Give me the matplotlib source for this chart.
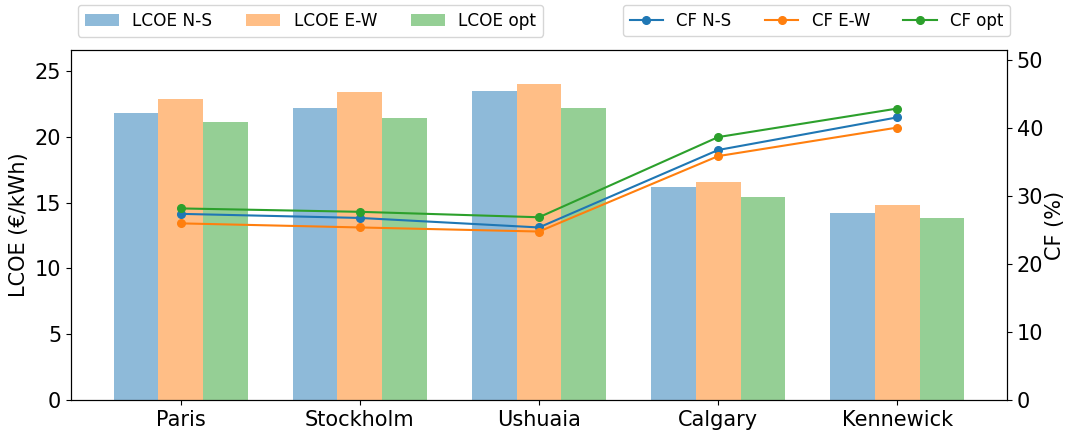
import matplotlib.pyplot as plt
import numpy as np

ciudades = ['Paris', 'Stockholm', 'Ushuaia', 'Calgary', 'Kennewick']

# LCOE en €/kWh
lcoe_ns = [21.8, 22.2, 23.5, 16.2, 14.25]
lcoe_ew = [22.9, 23.4, 24.0, 16.55, 14.85]
lcoe_opt = [21.1, 21.45, 22.2, 15.4, 13.85]

# factor de capacidad en %
cf_ns = [27.4, 26.8, 25.4, 36.8, 41.6]
cf_ew = [26.0, 25.4, 24.8, 35.9, 40.1]
cf_opt = [28.2, 27.7, 26.9, 38.7, 42.9]

x = np.arange(len(ciudades))
w = 0.25

fig = plt.figure(figsize=(10.7, 4.32), dpi=100)
ax = fig.add_axes([0.0664, 0.074, 0.8747, 0.81])
ax2 = ax.twinx()

ax.bar(x - w, lcoe_ns, w, color='tab:blue', alpha=0.5, label='LCOE N-S')
ax.bar(x, lcoe_ew, w, color='tab:orange', alpha=0.5, label='LCOE E-W')
ax.bar(x + w, lcoe_opt, w, color='tab:green', alpha=0.5, label='LCOE opt')

ax2.plot(x, cf_ns, 'o-', color='tab:blue', markersize=5.5, label='CF N-S')
ax2.plot(x, cf_ew, 'o-', color='tab:orange', markersize=5.5, label='CF E-W')
ax2.plot(x, cf_opt, 'o-', color='tab:green', markersize=5.5, label='CF opt')

ax.set_ylim(0, 26.6)
ax2.set_ylim(0, 51.5)
ax.set_xticks(x)
ax.set_xticklabels(ciudades)
ax.tick_params(labelsize=15)
ax2.tick_params(labelsize=15)
ax.set_ylabel('LCOE (€/kWh)', fontsize=15)
ax2.set_ylabel('CF (%)', fontsize=15, labelpad=1)

fig.legend(*ax.get_legend_handles_labels(), loc='upper left', ncol=3,
           bbox_to_anchor=(78 / 1070, 1 - 5 / 432), borderaxespad=0,
           fontsize=12.2)
fig.legend(*ax2.get_legend_handles_labels(), loc='upper right', ncol=3,
           bbox_to_anchor=(1010 / 1070, 1 - 5 / 432), borderaxespad=0,
           fontsize=12)

fig.set_facecolor('white')
fig.savefig('out.png', dpi=100)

**Your goal:** Skip the pictures, please, and transcribe only the lines from the beginning of the material through the one that contains "cf_opt = [28.2, 27.7, 26.9, 38.7, 42.9]".

**Result for this exercise:**
Give me the matplotlib source for this chart.
import matplotlib.pyplot as plt
import numpy as np

ciudades = ['Paris', 'Stockholm', 'Ushuaia', 'Calgary', 'Kennewick']

# LCOE en €/kWh
lcoe_ns = [21.8, 22.2, 23.5, 16.2, 14.25]
lcoe_ew = [22.9, 23.4, 24.0, 16.55, 14.85]
lcoe_opt = [21.1, 21.45, 22.2, 15.4, 13.85]

# factor de capacidad en %
cf_ns = [27.4, 26.8, 25.4, 36.8, 41.6]
cf_ew = [26.0, 25.4, 24.8, 35.9, 40.1]
cf_opt = [28.2, 27.7, 26.9, 38.7, 42.9]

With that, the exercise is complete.